Mögliche Auslieferung an die USA

Experten wie der ehemalige ranghohe Mitarbeiter der amerikanischen Anti-Drogen-Behörde DEA, Mike Vigil, sprachen in amerikanischen Medien die Hoffnung aus, dass Ovidio Guzmán nun rasch an die USA ausgeliefert wird. Aussenminister Ebrard erklärte hingegen, dass Guzmán der mexikanischen Justiz vorgeführt werde. Eine Auslieferung an die USA sei derzeit nicht vorgesehen.

2018 waren Ovidio Guzmán und sein Bruder Joaquin Guzmán López in Washington angeklagt worden, zwischen April 2008 und April 2018 Kokain, Methamphetamin und Marihuana in die USA geschmuggelt zu haben. Seit September 2019 liegt ein Auslieferungsantrag Washingtons in Mexiko. Die amerikanische Regierung hatte Ende 2021 zudem ein Kopfgeld von fünf Millionen Dollar auf Guzmán ausgesetzt.

So soll Guzmán Labore unterhalten, in denen monatlich zwischen einer Tonne und 2,5 Tonnen Methamphetamin hergestellt werden, aus dem das synthetische Aufputschmittel Crystal Meth hergestellt wird. Zudem soll er für den Schmuggel von Fentanyl in die USA verantwortlich sein, einem synthetischen Opioid, das normalerweise als Schmerzmittel unter anderem für Krebspatienten eingesetzt wird.

In den vergangenen Jahren haben die Kartelle neben pflanzlichen Drogen wie Kokain und Marihuana verstärkt auf synthetische Suchtstoffe wie Methamphetamin und Fentanyl gesetzt. Seit 2007 haben mexikanische Behörden alleine im Hafen Manzanillo, dem wichtigsten des Landes, rund 600 Tonnen chemischer Vorprodukte, meist aus Asien kommend, sichergestellt. Zwar hatte López Obrador versprochen, die als korrupt geltenden Zollbehörden durch das Militär kontrollieren zu lassen.
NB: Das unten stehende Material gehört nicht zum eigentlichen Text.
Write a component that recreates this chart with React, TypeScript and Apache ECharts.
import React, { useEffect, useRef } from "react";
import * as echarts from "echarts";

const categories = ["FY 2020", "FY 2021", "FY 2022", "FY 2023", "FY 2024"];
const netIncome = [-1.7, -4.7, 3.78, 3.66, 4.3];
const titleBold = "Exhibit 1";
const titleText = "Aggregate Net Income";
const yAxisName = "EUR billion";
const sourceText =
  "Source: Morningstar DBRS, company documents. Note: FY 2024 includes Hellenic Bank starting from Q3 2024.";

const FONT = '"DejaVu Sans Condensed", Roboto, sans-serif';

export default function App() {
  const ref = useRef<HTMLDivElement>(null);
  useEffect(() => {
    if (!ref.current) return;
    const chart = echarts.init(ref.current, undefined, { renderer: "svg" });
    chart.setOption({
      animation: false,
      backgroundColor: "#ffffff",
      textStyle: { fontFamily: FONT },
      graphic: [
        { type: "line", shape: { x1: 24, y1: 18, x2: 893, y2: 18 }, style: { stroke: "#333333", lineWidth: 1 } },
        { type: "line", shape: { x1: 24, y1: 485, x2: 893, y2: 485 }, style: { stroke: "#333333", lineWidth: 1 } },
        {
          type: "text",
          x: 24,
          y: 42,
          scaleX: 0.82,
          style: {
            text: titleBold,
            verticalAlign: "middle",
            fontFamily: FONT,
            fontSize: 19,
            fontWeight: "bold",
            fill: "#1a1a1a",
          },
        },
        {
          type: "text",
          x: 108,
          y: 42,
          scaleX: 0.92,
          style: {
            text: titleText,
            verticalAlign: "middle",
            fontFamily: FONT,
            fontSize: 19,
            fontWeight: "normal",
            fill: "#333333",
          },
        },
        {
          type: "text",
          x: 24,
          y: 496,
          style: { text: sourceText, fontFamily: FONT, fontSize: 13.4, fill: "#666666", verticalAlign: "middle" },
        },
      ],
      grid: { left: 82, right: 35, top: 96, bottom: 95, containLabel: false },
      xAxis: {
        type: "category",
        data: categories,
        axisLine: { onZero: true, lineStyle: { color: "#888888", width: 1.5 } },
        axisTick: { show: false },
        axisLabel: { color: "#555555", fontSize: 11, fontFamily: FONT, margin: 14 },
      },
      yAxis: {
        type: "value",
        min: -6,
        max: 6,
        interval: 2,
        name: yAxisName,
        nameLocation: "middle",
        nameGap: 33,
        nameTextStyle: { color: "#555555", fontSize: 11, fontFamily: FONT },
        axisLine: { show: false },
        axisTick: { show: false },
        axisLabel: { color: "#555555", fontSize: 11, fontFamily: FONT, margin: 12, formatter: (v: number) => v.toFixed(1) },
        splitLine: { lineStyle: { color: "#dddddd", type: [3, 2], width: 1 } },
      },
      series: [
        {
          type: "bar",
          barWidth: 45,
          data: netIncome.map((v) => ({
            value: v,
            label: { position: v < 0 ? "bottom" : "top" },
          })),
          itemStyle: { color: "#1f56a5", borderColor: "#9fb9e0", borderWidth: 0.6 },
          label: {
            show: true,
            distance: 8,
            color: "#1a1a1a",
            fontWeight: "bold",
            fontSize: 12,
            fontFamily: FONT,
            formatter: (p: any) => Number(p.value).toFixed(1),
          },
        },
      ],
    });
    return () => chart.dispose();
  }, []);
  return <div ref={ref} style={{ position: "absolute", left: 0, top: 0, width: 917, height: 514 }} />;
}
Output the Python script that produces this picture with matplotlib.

Doch der Schmuggel scheint weiterhin prächtig zu funktionieren.

So gilt Fentanyl als Hauptgrund für die rasant steigende Zahl von Drogentoten in den USA. Von den rund 108000 Drogentoten im Jahr 2021 sind laut Experten rund zwei Drittel auf den Missbrauch von Fentanyl zurückzuführen. Und die Opferzahl dürfte weiter steigen: So wurden im vergangenen Jahr 379 Millionen potenziell tödliche Dosen Fentanyl sichergestellt. Dass durch Ovidio Guzmáns Festnahme der Drogenschmuggel reduziert wird, glauben weder amerikanische noch mexikanische Experten.